Footnotes

1.

For the past century, scholars have disagreed about whether Jesus’ preaching included an apocalyptic kingdom or whether his teaching was more ethical and proverbial, with apocalyptic elements added by the early church after the resurrection. E. P. Sanders in Jesus and Judaism (Philadelphia Fortress, 1985) found the heart of Jesus’ message in a restoration eschatology that includes the preaching of an apocalyptic kingdom. Burton Mack in The Birth of Innocence (Philadelphia Fortress, 1988) has understood Jesus as a wisdom teacher and social commentator, similar to cynic philosophers of the Greco-Roman world.
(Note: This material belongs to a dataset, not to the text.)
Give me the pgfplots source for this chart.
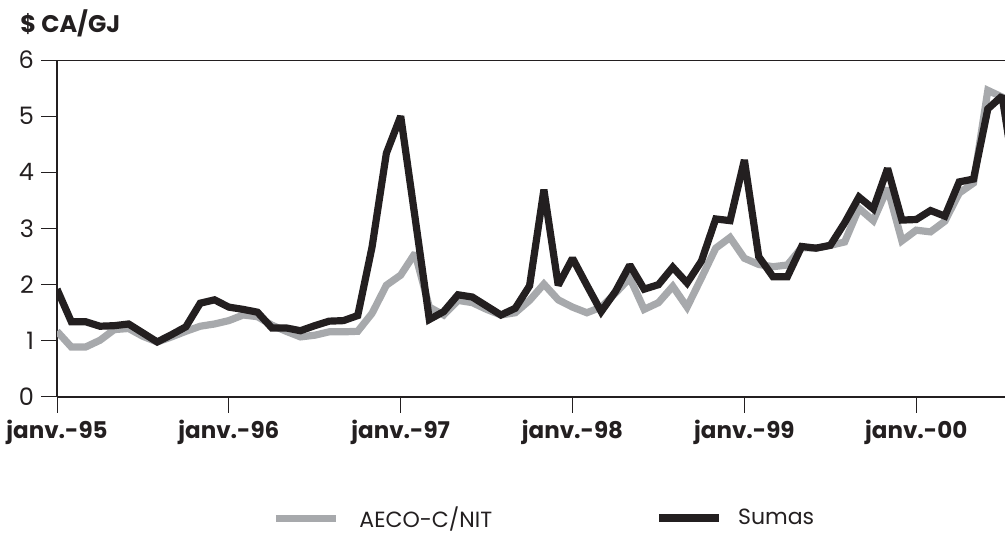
\documentclass[border=0pt]{standalone}
\usepackage{pgfplots}
\pgfplotsset{compat=1.18}
\usepackage{pgfplotstable}
\usepackage{fontspec}
\setmainfont{Poppins}
\definecolor{cblack}{HTML}{231F20}
\definecolor{cgray}{HTML}{A7A9AC}
\pgfplotstableread{
m gray black
0 1.17 1.92
1 0.89 1.34
2 0.89 1.34
3 1.01 1.26
4 1.20 1.27
5 1.22 1.30
6 1.08 1.14
7 0.98 0.98
8 1.07 1.11
9 1.17 1.25
10 1.26 1.67
11 1.30 1.73
12 1.36 1.60
13 1.46 1.56
14 1.43 1.51
15 1.28 1.23
16 1.17 1.23
17 1.07 1.18
18 1.10 1.27
19 1.16 1.35
20 1.16 1.36
21 1.17 1.45
22 1.49 2.67
23 1.99 4.34
24 2.17 5.00
25 2.56 3.20
26 1.60 1.38
27 1.46 1.52
28 1.72 1.82
29 1.68 1.78
30 1.56 1.62
31 1.46 1.46
32 1.50 1.58
33 1.72 1.98
34 2.01 3.69
35 1.73 1.99
36 1.60 2.47
37 1.50 1.99
38 1.60 1.52
39 1.85 1.88
40 2.12 2.35
41 1.56 1.92
42 1.68 2.00
43 1.97 2.31
44 1.60 2.03
45 2.12 2.42
46 2.65 3.17
47 2.84 3.14
48 2.47 4.22
49 2.36 2.50
50 2.32 2.14
51 2.35 2.14
52 2.66 2.68
53 2.65 2.65
54 2.70 2.70
55 2.76 3.10
56 3.36 3.56
57 3.14 3.35
58 3.72 4.07
59 2.78 3.15
60 2.97 3.16
61 2.94 3.32
62 3.13 3.22
63 3.63 3.83
64 3.81 3.88
65 5.46 5.13
66 5.34 5.36
67 3.80 3.70
}\datatable
\begin{document}
\begin{tikzpicture}
\path[use as bounding box] (-28.5pt,-68.5pt) rectangle (474pt,198.5pt);
\begin{axis}[
  at={(0pt,0pt)}, anchor=south west,
  scale only axis, width=474pt, height=168.5pt,
  xmin=0, xmax=66.2, ymin=0, ymax=6,
  axis lines=left,
  axis line style={-, line width=1.3pt, color=cblack},
  tick style={line width=0.5pt, color=cblack},
  tick align=outside,
  major tick length=8pt,
  xtick={0,12,24,36,48,60},
  xticklabels={janv.-95,janv.-96,janv.-97,janv.-98,janv.-99,janv.-00},
  x tick label style={font=\fontsize{11.5}{14}\selectfont\bfseries, color=cblack},
  ytick={0,1,2,3,4,5,6},
  y tick label style={font=\fontsize{12}{14}\selectfont, color=cblack},
  /pgf/number format/assume math mode=true,
  clip=true,
  legend style={at={(0.513,-0.36)}, anchor=center, draw=none, fill=none,
    font=\fontsize{11}{13}\selectfont, text=cblack,
    /tikz/column 2/.style={column sep=81.5pt},
    nodes={inner sep=0pt}},
  legend cell align=left,
  legend columns=2,
]
\draw[line width=1.3pt, color=cblack] (rel axis cs:0,1) -- (rel axis cs:1,1);
\addplot[color=cgray, line width=3.6pt, line join=miter, miter limit=2,
  legend image code/.code={\draw[cgray, line width=3.5pt] (0pt,0pt) -- (30pt,0pt);}]
  table[x=m, y=gray] {\datatable};
\addlegendentry{\hspace{10pt}AECO-C/NIT}
\addplot[color=cblack, line width=3.6pt, line join=miter, miter limit=2,
  legend image code/.code={\draw[cblack, line width=4pt] (0pt,0pt) -- (30pt,0pt);}]
  table[x=m, y=black] {\datatable};
\addlegendentry{\hspace{7.5pt}Sumas}
\end{axis}
\node[anchor=base west, font=\fontsize{12}{14}\selectfont\bfseries, text=cblack, inner sep=0pt] at (-18.5pt,182pt) {\$ CA/GJ};
\end{tikzpicture}
\end{document}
The work of the Jesus Seminar in California, under the leadership of Robert Funk, has assessed the probable authenticity of each of Jesus’ Gospel sayings by discussion and vote, but their results have not won wide acceptance. The debate may be fruitful, but the historical Jesus remains elusive. Thus, similarities between the Dead Sea Scrolls and the New Testament Gospels do not automatically indicate a similarity between the Dead Sea Scrolls and Jesus.

2.

“Jesus’ table-fellowship must be seen as both a protest against a religious zeal that is judgmental and exclusive [a reference to the Qumran requirement of purity for all who eat their communal meal] and as a live-out expression of the openness of God’s grace” (p. 268).